Your task is to gather the lines below that hold the string "chart".

* Dataset rows
☆ ☆ ☆ ☆ ☆

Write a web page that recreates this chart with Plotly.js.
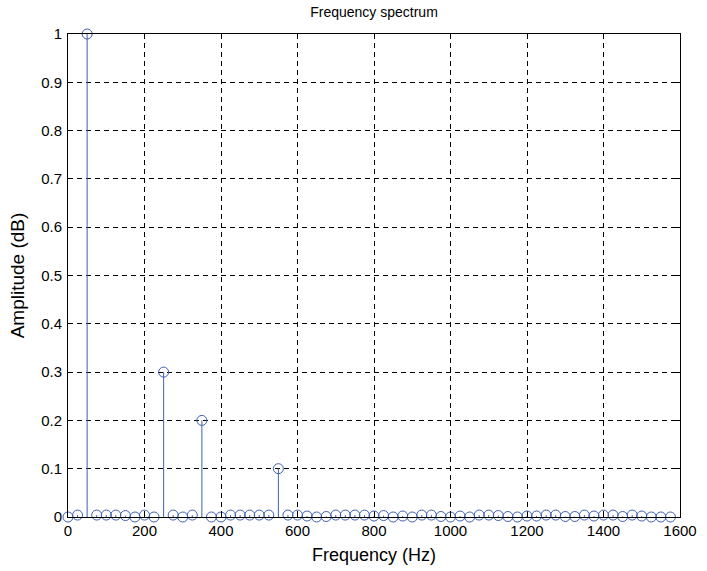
<!DOCTYPE html>
<html>
<head>
<meta charset="utf-8">
<script src="https://cdn.plot.ly/plotly-3.0.1.min.js"></script>
<style>html,body{margin:0;padding:0;background:#fff;}#chart{width:707px;height:571px;}</style>
</head>
<body>
<div id="chart"></div>
<script>
const frequencies = [0,25,50,75,100,125,150,175,200,225,250,275,300,325,350,375,400,425,450,475,500,525,550,575,600,625,650,675,700,725,750,775,800,825,850,875,900,925,950,975,1000,1025,1050,1075,1100,1125,1150,1175,1200,1225,1250,1275,1300,1325,1350,1375,1400,1425,1450,1475,1500,1525,1550,1575];
const amplitudes = [0,0.004,1,0.004,0.004,0.004,0.003,0,0.004,0,0.3,0.004,0,0.004,0.2,0,0,0.004,0.004,0.004,0.004,0.004,0.1,0.004,0.004,0.002,0,0.001,0.004,0.004,0.004,0.004,0.002,0.003,0,0.002,0,0.004,0.004,0.001,0,0.002,0,0.004,0.004,0.003,0.001,0,0.002,0.002,0.004,0.004,0.001,0.001,0.004,0.002,0.004,0.004,0.001,0.004,0.002,0,0,0];
const xTicks = [0,200,400,600,800,1000,1200,1400,1600];
const yTicks = [0,0.1,0.2,0.3,0.4,0.5,0.6,0.7,0.8,0.9,1];
const yTickLabels = ['0','0.1','0.2','0.3','0.4','0.5','0.6','0.7','0.8','0.9','1'];

const stemX = [], stemY = [];
frequencies.forEach((f, i) => { stemX.push(f, f, null); stemY.push(0, amplitudes[i], null); });

const blue = '#3f60b4';
const traces = [
  {x: stemX, y: stemY, type: 'scatter', mode: 'lines', line: {color: blue, width: 1}, hoverinfo: 'skip', cliponaxis: false},
  {x: frequencies, y: amplitudes, type: 'scatter', mode: 'markers',
   marker: {symbol: 'circle-open', size: 10, color: blue, line: {width: 1, color: blue}}, cliponaxis: false}
];
const font = {family: 'Liberation Sans, Arial, sans-serif', size: 15, color: '#000'};
const layout = {
  width: 707, height: 571,
  margin: {l: 68, r: 27, t: 34, b: 54},
  paper_bgcolor: '#fff', plot_bgcolor: '#fff',
  showlegend: false,
  font: font,
  title: {text: 'Frequency spectrum', font: {family: font.family, size: 14, color: '#000'}, x: 0.529, xanchor: 'center', y: 0.988, yanchor: 'top'},
  xaxis: {
    range: [0, 1600], tickvals: xTicks, ticktext: xTicks.map(String),
    showline: true, linecolor: '#000', linewidth: 1, mirror: 'ticks',
    ticks: 'inside', ticklen: 5, tickcolor: '#000',
    showgrid: true, gridcolor: '#000', gridwidth: 1, griddash: '5px,4px',
    zeroline: false, tickfont: {size: 15}, automargin: false,
    title: {text: 'Frequency (Hz)', font: {size: 18}, standoff: 10}
  },
  yaxis: {
    range: [0, 1], tickvals: yTicks, ticktext: yTickLabels,
    showline: true, linecolor: '#000', linewidth: 1, mirror: 'ticks',
    ticks: 'inside', ticklen: 5, tickcolor: '#000', ticklabelstandoff: 2,
    showgrid: true, gridcolor: '#000', gridwidth: 1, griddash: '5px,4px',
    zeroline: false, tickfont: {size: 15}, automargin: false,
    title: {text: 'Amplitude (dB)', font: {size: 19}, standoff: 11}
  }
};
Plotly.newPlot('chart', traces, layout, {displayModeBar: false, staticPlot: true});
</script>
</body>
</html>
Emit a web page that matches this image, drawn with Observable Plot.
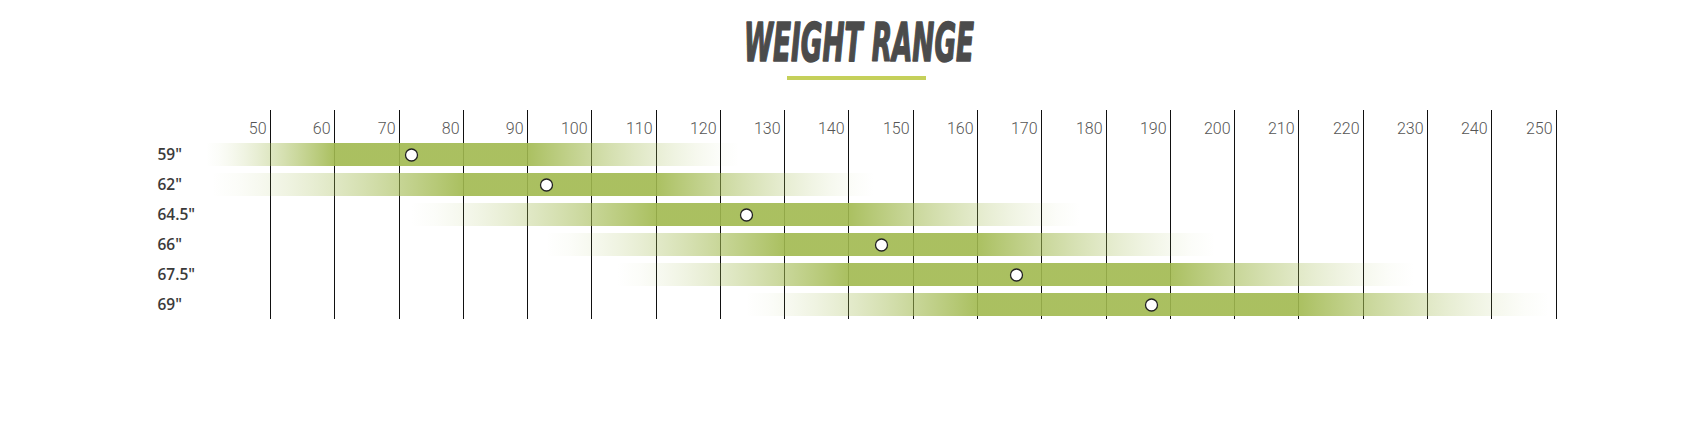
<!DOCTYPE html>
<html>
<head>
<meta charset="utf-8">
<script src="https://cdn.jsdelivr.net/npm/d3@7"></script>
<script src="https://cdn.jsdelivr.net/npm/@observablehq/plot@0.6"></script>
<style>
  html, body { margin: 0; padding: 0; background: #fff; }
  #wrap { width: 1706px; }
  #title { display: block; }
  #chart svg { display: block; }
</style>
</head>
<body>
<div id="wrap">
  <svg id="title" width="1706" height="95">
    <text x="859" y="61" text-anchor="middle" textLength="230" lengthAdjust="spacingAndGlyphs"
      font-family="'Liberation Sans Narrow','DejaVu Sans Condensed','Liberation Sans',sans-serif"
      font-weight="700" font-style="italic" font-size="53" fill="#4b4b4b"
      stroke="#4b4b4b" stroke-width="1.6" stroke-linejoin="round">WEIGHT RANGE</text>
    <rect x="787" y="76" width="139" height="4" fill="#c5d05a"></rect>
  </svg>
  <div id="chart"></div>
</div>
<script>
// ---- data ----
const rows = ['59"', '62"', '64.5"', '66"', '67.5"', '69"'];
const rangeStart = [40, 41, 72, 93, 104, 124];   // where the faded band begins (lbs)
const solidStart = [60, 80, 110, 130, 140, 160]; // full-colour band begins
const solidEnd   = [90, 110, 140, 160, 190, 210]; // full-colour band ends
const rangeEnd   = [123, 144, 176, 197, 228, 249]; // faded band ends
const idealWeight = [72, 93, 124, 145, 166, 187]; // white marker
const tickValues = [50, 60, 70, 80, 90, 100, 110, 120, 130, 140, 150, 160, 170, 180, 190, 200, 210, 220, 230, 240, 250];

const data = rows.map((row, i) => ({
  row, start: rangeStart[i], solidStart: solidStart[i], solidEnd: solidEnd[i],
  end: rangeEnd[i], ideal: idealWeight[i]
}));

const barColor = "#a1b94f";

const chart = Plot.plot({
  width: 1706,
  height: 332,
  marginLeft: 270,
  marginRight: 150.5,
  marginTop: 15,
  marginBottom: 108,
  x: { domain: [50, 250], axis: null, round: true },
  y: { domain: rows, range: [45, 225], paddingInner: 0.22, paddingOuter: 0.11, axis: null },
  style: { background: "transparent", overflow: "visible" },
  marks: [
    Plot.ruleX(tickValues, { stroke: "#111", strokeWidth: 1 }),
    ...data.map((d, i) => Plot.barX([d], {
      x1: "start", x2: "end", y: "row", fill: `url(#wg${i})`, fillOpacity: 0.9
    })),
    Plot.dot(data, { x: "ideal", y: "row", r: 6, fill: "white", stroke: "#222", strokeWidth: 1.3 }),
    Plot.text(tickValues, {
      x: d => d, text: d => String(d), frameAnchor: "top", dy: 12, dx: -4, textAnchor: "end",
      fontSize: 16, fontWeight: 300, fontFamily: "Roboto", fill: "#555"
    }),
    Plot.text(data, {
      y: "row", text: "row", frameAnchor: "left", textAnchor: "start", dx: -113,
      fontSize: 15.5, fontWeight: 600, fontFamily: "'Open Sans'", fill: "#3a3a3a"
    })
  ]
});

// gradient definitions (styling only, offsets derived from the data arrays)
const ns = "http://www.w3.org/2000/svg";
const defs = document.createElementNS(ns, "defs");
data.forEach((d, i) => {
  const g = document.createElementNS(ns, "linearGradient");
  g.setAttribute("id", `wg${i}`);
  g.setAttribute("x1", "0"); g.setAttribute("x2", "1");
  g.setAttribute("y1", "0"); g.setAttribute("y2", "0");
  const L = d.end - d.start;
  const stops = [];
  const N = 10;
  for (let k = 0; k <= N; k++) {
    const t = k / N;
    stops.push([(d.solidStart - d.start) * t / L, Math.pow(t, 1.4)]);
  }
  for (let k = 0; k <= N; k++) {
    const t = k / N;
    stops.push([(d.solidEnd - d.start + (d.end - d.solidEnd) * t) / L, Math.pow(1 - t, 1.4)]);
  }
  stops.forEach(([o, a]) => {
    const s = document.createElementNS(ns, "stop");
    s.setAttribute("offset", Math.max(0, Math.min(1, o)).toFixed(4));
    s.setAttribute("stop-color", barColor);
    s.setAttribute("stop-opacity", a.toFixed(3));
    g.appendChild(s);
  });
  defs.appendChild(g);
});
chart.insertBefore(defs, chart.firstChild);
document.getElementById("chart").appendChild(chart);
</script>
</body>
</html>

☆ ☆ ☆ ☆ ☆

* Correct answer
Write a web page that recreates this chart with Plotly.js.
<style>html,body{margin:0;padding:0;background:#fff;}#chart{width:707px;height:571px;}</style>
<div id="chart"></div>
Plotly.newPlot('chart', traces, layout, {displayModeBar: false, staticPlot: true});
  #chart svg { display: block; }
  <div id="chart"></div>
const chart = Plot.plot({
chart.insertBefore(defs, chart.firstChild);
document.getElementById("chart").appendChild(chart);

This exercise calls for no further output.